Southmead is a northern suburb and council ward of Bristol, in the south west of England, bordered by Filton in South Gloucestershire and Monks Park, Horfield, Henleaze and Westbury on Trym.

The River Trym rises in Southmead and flows south west through Badock's Wood, a Local Nature Reserve. There is a round barrow near the northern end of the wood, and a Site of Special Scientific Interest, Pen Park Hole.

History
Southmead was a manor of the parish of Westbury on Trym. The manor house, mentioned in a document of 1319, was near the south end of what is now Southmead Road. Most of the estate of  was sold in the late 19th century. By 1888 Southmead was a small hamlet on Southmead Road. Southmead Hospital, formerly the Barton Regis Workhouse, was opened there in 1924.

Large-scale development of the area started in 1931, when the Bristol Corporation built 1,500 houses to the north of Southmead Road, partly to house families cleared from the slums of central Bristol, and partly to address the housing shortage at the time. A further 1,100 houses were built after the Second World War. Since the Second World War, a reference has often been made by the local community, to the 'pre-war estate' of Southmead and the 'post-war estate', with locals also referring to them as "the old estate" and "the new estate".

Southmead today

The centre of Southmead is along Greystoke Avenue, a wide road with grassy areas some distance to the north of the original hamlet on Southmead Road. The area to the south and west falls within Westbury-on-Trym and Henleaze ward since the last boundary review and further to the May 2016 elections. Parts of Southmead to the south east of Southmead Road, including the hospital, are in Horfield ward.

Social issues
Efforts have been made to improve the area's social problems and implement environmental improvements, many of which have been successful. Social policies have led to a more mixed housing offer and to some gentrification, with improved infrastructure and local services. The right to buy has led to an increased transfer of housing provision from tenanted to owner-occupation. Major employment hubs at Filton, MOD Abbey Wood and the increase of services at Southmead Hospital have brought increased affluence and opportunity to the area. A greater selection of shops and facilities have come to the area, allowing those on limited incomes to access food more cheaply and readily. Whilst Southmead as an area looks and feels as though it is improving, it still experiences some deprivation. The central part of Southmead still sits within the most 10% deprived areas of England, and the south west of the ward since 2015 now falls within the bottom 10-20% most deprived areas. Ongoing social policies and economic impacts are taking time to incrementally improve the area.
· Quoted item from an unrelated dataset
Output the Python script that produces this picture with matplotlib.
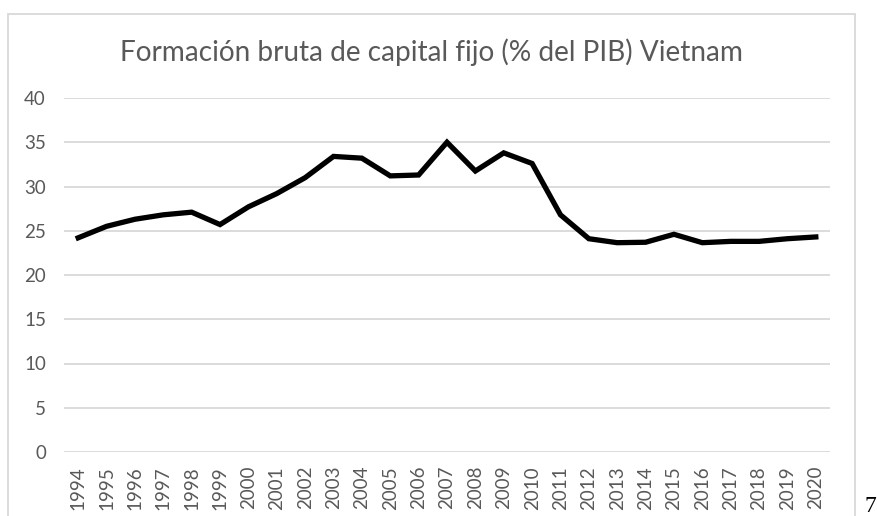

Residents have good geographical access to services. Despite there having been some transfer of public services away from physical resources to more central, virtual and internet based services; there is still a small police facility at the hospital and a fire station on Southmead Road. Bus services, whilst sometimes locally critiqued, are accessible and more frequent as compared to some other areas of the City. A frequent service connects residents to the Gloucester Road area, City Centre and Cribbs Causeway for shopping. The nearest station is  away at Filton Abbey Wood.

There is provision of health services with a doctor's surgery on Ullswater Road and at the art-deco style Greenway Centre. A regional hospital, and A&E facility can be found at Southmead Hospital. The Lannercost provides facilities for those with physical and learning impairments. There are a selection of care homes and sheltered accommodation about the ward area. Despite access to health facilities Southmead still has poor health outcomes, with life expectancy at 77 years, five years lower than neighbouring Henleaze and above some areas such as the Bedminster at 76.4 years.

The area is well served with a range of local parks and sporting facilities. There is a private members' sports club at David Lloyd near Badock's Wood. There are sports pitches and a gym at Greenway Centre to the south east, and pitches at Charlton Mead to the east. Filton Golf Course abuts Southmead to the north east. There is an MUGA and Adventure Playground off Doncaster Road. There are also play areas off of Glencoyne Square, Charlton Mead and Greystoke Avenue. A mile to the south of Southmead is Horfield Sports Centre with public access to 3G pitches, gym, sports Hall and a swimming pool. Blaise Castle, Coombe Dingle and Kingsweston House offer good green open space only a few miles away.

There is ready access to children's provision through a selection of primary schools at Baddocks Wood, Little Mead and Fonthill. Baddocks Wood Children Centre complements Early Year's provision to the south of the area.

Social cohesion
Southmead has historically had adverse press due to community safety. As with any area there have been mixed experiences by residents and visitors. The area is said by locals to be "a great place [with] ... a strong sense of community spirit, lots of community activity and lots of optimism for the future." The local neighbourhood plan says "our vision is that Southmead is known as a great place for everyone to live, a strong community where residents work together, inspire each other and people of all ages have the skills and confidence to achieve their full potential". This plan was the outcome of significant community consultation and planning. Two of the nine strands of the community plan target community safety and strengthening the community (including inclusion and cohesion). The Southmead Development Trust (SDT) co-ordinates and oversees the plan.